The event was OK, probably a lot more enjoyable for everyone who had not decided to give up alcohol and embark on an extremely calorie controlled diet.
But what I really enjoyed was the brief walk afterwards.
I lived in Fulham when I first moved to London in 1994. My first job in McDonald’s Earl’s Court. This part of London holds a great deal of value in my brief passage from this planet and I wanted to revisit some of the places that were so familiar all those years ago.
After walking from Gloucester Road to Earl’s Court, I entered McDonald’s. It sits there, unchanged, except for the modern computers now used to order and pay for food.
I went up the steps and I could vividly remember two events that took place on those steps.
Number 1: One of the managers, a British born and raised Egyptian with a big presence and an even bigger sense of self importance, had taken a shine to me. In fact I think the reason he gave me the job is that he fancied me right from the word Go. I was pretty rubbish at my job, as a dining area hostess (clearing up tables, emptying rubbish bins, cleaning toilets). Anyway, so rubbish the manager in question very quickly promoted me to dining area manager. Nothing really changed, the duties were the same, but the pay was slightly higher and most importantly, I was able to wear a much more distinguished uniform which signalled to all the strangers walking in and out of the place that I was going places in my life.
Back to those steps… one day a very worried, nice looking blonde woman, came to talk to me as I was making my way down the steps with my usually stinky mop. She asked my name and then introduced herself as Mr Personality’s wife.
I was stunned! I asked her to follow me to the crew room, the place where staff took their breaks, and once we were in a more private space she started crying and told me that not only he was married to her, but they had a small child and she was basically begging me to let him go.
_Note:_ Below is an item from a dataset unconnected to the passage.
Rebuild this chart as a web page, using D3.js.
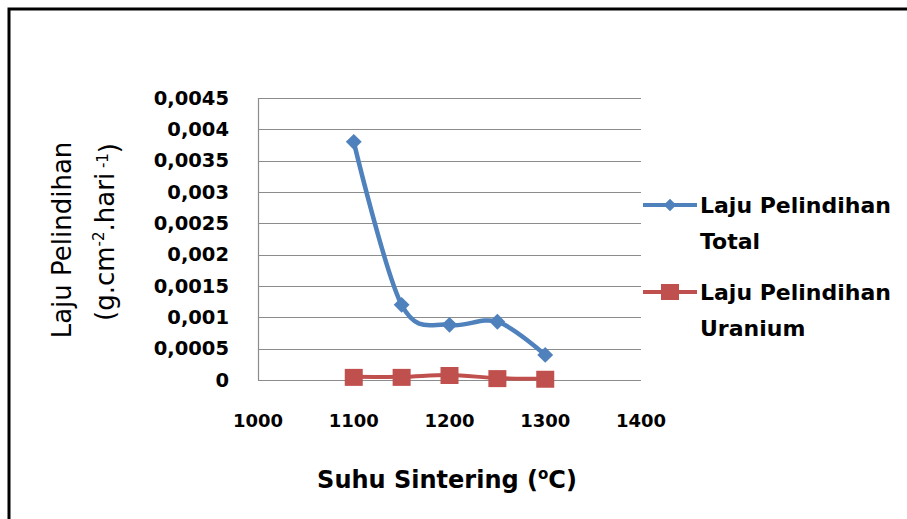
<!DOCTYPE html>
<html><head><meta charset="utf-8">
<script src="https://cdn.jsdelivr.net/npm/d3@7"></script>
<style>body{margin:0;background:#fff}svg{display:block}text{font-family:"DejaVu Sans",sans-serif}</style>
</head><body>
<script>
const temps = [1100, 1150, 1200, 1250, 1300];
const totalRate = [0.0038, 0.0012, 0.00088, 0.00093, 0.0004];
const uraniumRate = [0.00005, 0.00005, 0.00008, 0.00003, 0.00002];
const xTicks = [1000, 1100, 1200, 1300, 1400];
const yTicks = [0, 0.0005, 0.001, 0.0015, 0.002, 0.0025, 0.003, 0.0035, 0.004, 0.0045];
const seriesNames = ["Laju Pelindihan Total", "Laju Pelindihan Uranium"];

const W = 907, H = 519;
const svg = d3.select("body").append("svg").attr("width", W).attr("height", H);

// frame
svg.append("path").attr("d", `M9,${H+5}V9H${W+5}`).attr("fill","none").attr("stroke","#000").attr("stroke-width",3);

const x = d3.scaleLinear().domain([1000, 1400]).range([258, 641]);
const y = d3.scaleLinear().domain([0, 0.0045]).range([380, 98]);
const fmt = v => v === 0 ? "0" : d3.format(".4~f")(v).replace(".", ",");

// gridlines
svg.append("g").selectAll("line").data(yTicks).join("line")
  .attr("x1", 258).attr("x2", 641).attr("y1", d => Math.round(y(d)) + 0.5).attr("y2", d => Math.round(y(d)) + 0.5)
  .attr("stroke", "#8c8c8c").attr("stroke-width", 1.2);
svg.append("line").attr("x1", 258.5).attr("x2", 258.5).attr("y1", y(0.0045)).attr("y2", y(0)).attr("stroke", "#8c8c8c").attr("stroke-width",1.2);

// y tick labels
svg.append("g").selectAll("text").data(yTicks).join("text")
  .attr("x", 229).attr("y", d => y(d)).attr("dy", "0.35em").attr("text-anchor", "end")
  .attr("font-size", 19.5).attr("font-weight", "bold").attr("fill", "#000").text(fmt);
// x tick labels
svg.append("g").selectAll("text").data(xTicks).join("text")
  .attr("x", d => x(d)).attr("y", 421).attr("dy", "0.35em").attr("text-anchor", "middle")
  .attr("font-size", 18).attr("font-weight", "bold").attr("fill", "#000").text(d => d);

// axis titles
const xt = svg.append("text").attr("x", 447).attr("y", 480).attr("dy", "0.35em").attr("text-anchor", "middle")
  .attr("font-size", 24).attr("font-weight", "bold").attr("fill", "#000");
xt.append("tspan").text("Suhu Sintering (");
xt.append("tspan").text("o").attr("font-size", 15).attr("dy", "-0.6em");
xt.append("tspan").text("C)").attr("dy", "0.37em");

const yt = svg.append("g").attr("transform", "translate(0,240) rotate(-90)");
yt.append("text").attr("y", 71).attr("text-anchor", "middle").attr("font-size", 26).attr("fill", "#000").text("Laju Pelindihan");
const yt2 = yt.append("text").attr("x", 8).attr("y", 114).attr("text-anchor", "middle").attr("font-size", 26).attr("fill", "#000");
yt2.append("tspan").text("(g.cm");
yt2.append("tspan").text("-2").attr("font-size", 15).attr("dy", "-0.7em");
yt2.append("tspan").text(".hari").attr("dy", "0.4em");
yt2.append("tspan").text(" -1").attr("font-size", 15).attr("dy", "-0.4em");
yt2.append("tspan").text(")").attr("dy", "0.4em");

const blue = "#4f81bd", red = "#c0504d";
const line = d3.line().x(d => x(d[0])).y(d => y(d[1])).curve(d3.curveCardinal.tension(0));
const totalData = temps.map((t, i) => [t, totalRate[i]]);
const uranData = temps.map((t, i) => [t, uraniumRate[i]]);

svg.append("path").attr("d", line(totalData)).attr("fill", "none").attr("stroke", blue).attr("stroke-width", 4.5);
svg.append("path").attr("d", line(uranData)).attr("fill", "none").attr("stroke", red).attr("stroke-width", 4);

const diamond = d3.symbol().type(d3.symbolDiamond2).size(160);
svg.append("g").selectAll("path").data(totalData).join("path")
  .attr("transform", d => `translate(${x(d[0])},${y(d[1])})`).attr("d", diamond()).attr("fill", blue);
svg.append("g").selectAll("rect").data(uranData).join("rect")
  .attr("x", d => x(d[0]) - 9).attr("y", d => y(d[1]) - 8).attr("width", 18).attr("height", 17).attr("fill", red);

// legend
const legDiamond = d3.symbol().type(d3.symbolDiamond2).size(100);
const leg = [[seriesNames[0], blue, 205, "d"], [seriesNames[1], red, 292, "s"]];
leg.forEach(([name, c, ly, m]) => {
  svg.append("line").attr("x1", 643).attr("x2", 697).attr("y1", ly).attr("y2", ly).attr("stroke", c).attr("stroke-width", 4);
  if (m === "d") svg.append("path").attr("transform", `translate(670,${ly})`).attr("d", legDiamond()).attr("fill", c);
  else svg.append("rect").attr("x", 661).attr("y", ly - 8).attr("width", 18).attr("height", 16).attr("fill", c);
  const words = name.split(" ");
  svg.append("text").attr("x", 700).attr("y", ly).attr("dy", "0.36em").attr("font-size", 22).attr("font-weight", "bold").attr("fill", "#000").text(words.slice(0, 2).join(" "));
  svg.append("text").attr("x", 700).attr("y", ly + 36).attr("dy", "0.36em").attr("font-size", 22).attr("font-weight", "bold").attr("fill", "#000").text(words[2]);
});
</script>
</body></html>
He had told me about a wife, he told me their relationship had ended some time prior to us meeting and that he was divorcing the wife, and sleeping on the floor in the meantime. He was a compulsive liar. Once he felt the need to tell me he was a Christian rather than a Muslim. Back then I could not have cared less, and for that reason, I had never even hinted at a religious preference of any sort during our various conversations, I wasn’t interested. Unsolicited lie, weird.
Number 2: having been promoted, and having assumed a new persona with a shiny new all important uniform, I had to buy shoes. These were usually moccasins. My sister was visiting from Italy and she took me shopping. We bought a pair of very expensive shoes. Back in McD’s, this time I was making my way up the steps sweeping them. She commented on how lovely my shoes were and then told me that I should not waste my money on work shoes. I wasn’t going places after all. Definitely not in those shoes, they were so hard and uncomfortable I had to take them off never to be worn again.